Food & DrinkGrub Notes

Doughnuts Downtown, Ice Cream at the Mall and Changes at Five & Ten

SUGARTOWN: In a lot of ways, Zombie Coffee and Donuts (350 E. Broad St., 706-850-2526) is a business made for the social-media age. The name is cute, the product photographable, the concept easily understandable and the lines driven by FOMO. The question is whether the doughnuts and coffee themselves live up to the hype, and… I don’t know if I’m the right person to judge! Other than the basic glazed from Krispy Kreme, I am generally very unimpressed by doughnuts. The ones at Zombie are big and puffy and made fresh right in front of you, cake doughnuts of a pretty light variety (but still no cloud of yeast and sugar).

The deal is that you get to pick your toppings and your glaze, using a paper order form sort of like at a sushi bar: strawberry, chocolate, powdered sugar, vanilla, maple, lemon, cinnamon sugar and plain, peanuts, coconut, bacon, M&M’s, Fruity Pebbles, rainbow or chocolate sprinkles, crushed Oreos and pecans. You can go crazy, especially if you are a small child with a sugar habit, and pile on the toppings, but the better move is to simplify and pick one. The flavors are subtler than you might expect, and they show off their charms better when not under a mound of Fruity Pebbles.

There are raw and gluten-free options, but they are not doughnuts. A few jars of raw balls in flavors like ginger, pistachio and dark chocolate are fairly unappealing (although maybe not if that is your thing?). The interior is appealing, with lots of gleaming white tile and a gigantic light fixture painted like the logo, a heavy-lidded red eye. The staff is young and cheerful, more well-scrubbed college kids than grouchy artisanally focused hipsters. And there are nice details, like the fact that the iced coffee is made with coffee ice cubes, meaning it doesn’t get diluted as the ice melts.
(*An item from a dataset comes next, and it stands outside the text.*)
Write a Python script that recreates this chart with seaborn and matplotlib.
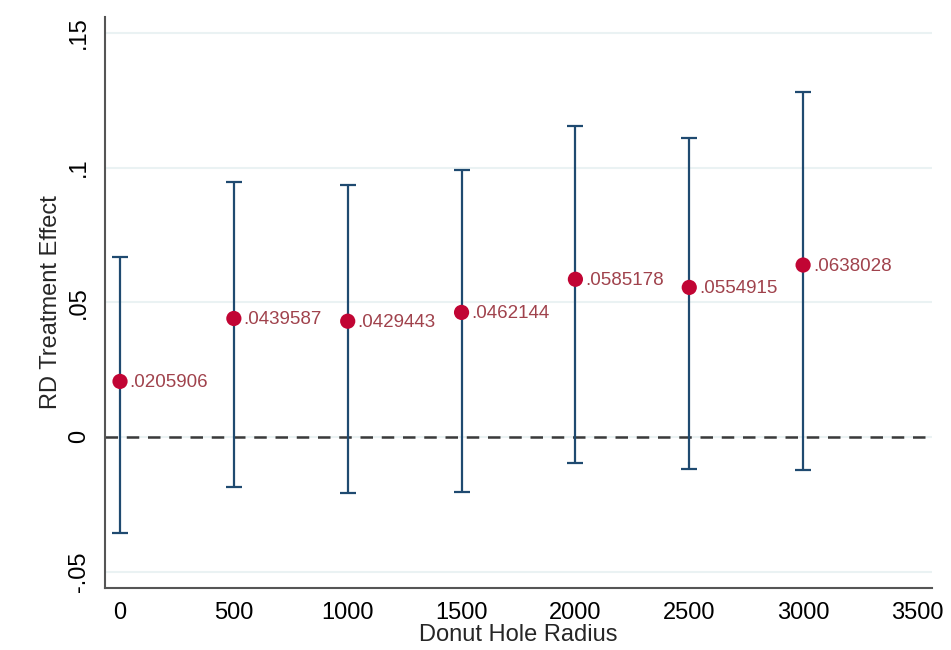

Zombie Coffee and Donuts is open Monday–Friday from 7 a.m.–10 p.m. and weekends 8 a.m.–10 p.m. It also delivers and does catering.

SUGARTOWN, PT. 2: If you enjoyed the write-up on La Michoacana, the wonderful ice cream store in Hull, but thought to yourself, “I don’t know if I’m willing to drive that far, even for excellent ice cream,” you should know that there is also a La Michoacana at the Georgia Square Mall, as part of the food court. La Michoacana del Tio Tino (3700 Atlanta Hwy., 706-380-9698) is, like the Hull location, part of the same loose association of family-owned businesses that tend to go by the same name (perhaps part of a small chain with locations in Atlanta and Duluth).

It is a little smaller than the Hull version of the same, without the paletas that store makes in a rainbow of colors and flavors, but it does still offer the array of Mexican street food snacks like Dorilocos and chamoyadas. The ice cream is still fresh and tasty, available in familiar flavors like bubblegum (bright blue, tongue-staining) and chocolate as well as less familiar ones, including many Latin American fruits. It is an excellent addition to the food court, and you can also get a big, delicious agua fresca to quench your thirst.

OLD FAVORITES: Instead of hiring a flashy name, Hugh Acheson has let Michael Farr take the reins at Five & Ten, promoting from within and not making a big to-do about it. So what’s the restaurant like these days? It’s changed a little. I don’t know if the menu is actually shorter or if it just feels that way. There are fewer weird ingredients on display, although still plenty of interesting choices. Ex-chef Jason Zygmont’s compositions were wild but refined displays of color and flavor, with surprises around every turn. Farr’s style is simpler, more straightforward, but he has a fine ability to transcend a description that doesn’t sound very exciting.

The lamb-cremini mushroom burger (part of the James Beard Foundation’s Blended Burger project, which recommends combining meat and mushrooms for a healthier and more environmentally sustainable meal) is topped with a slice of beefsteak tomato, Boursin cheese, crinkle-cut pieces of dill pickle and greens on a potato bun. It’s not a trendy or a sexy sell, but it’s also not deliberately retro. The result, however, is a tasty burger that doesn’t taste of mushrooms but is lighter and far less fatty than the usual made with just lamb. Peach gazpacho, which also includes cucumber, ground pecans, yogurt and wonderful little bursts of pickled blueberries, is not too sweet and shows a great respect for beautiful, seasonal produce.

Octopus may be on the menu of every vaguely hip restaurant everywhere, but that is because, prepared correctly, it is meaty and delicious. The braised tentacle here comes with crème fraîche, orange, chives and pretty hot pickled jalapeños, a nice zigzag among bitter, umami, salty and sweet. Old favorites remain on the menu, rotating with the season, but they make up less of it now than they have at other times. Service is still uniformly excellent and desserts on point.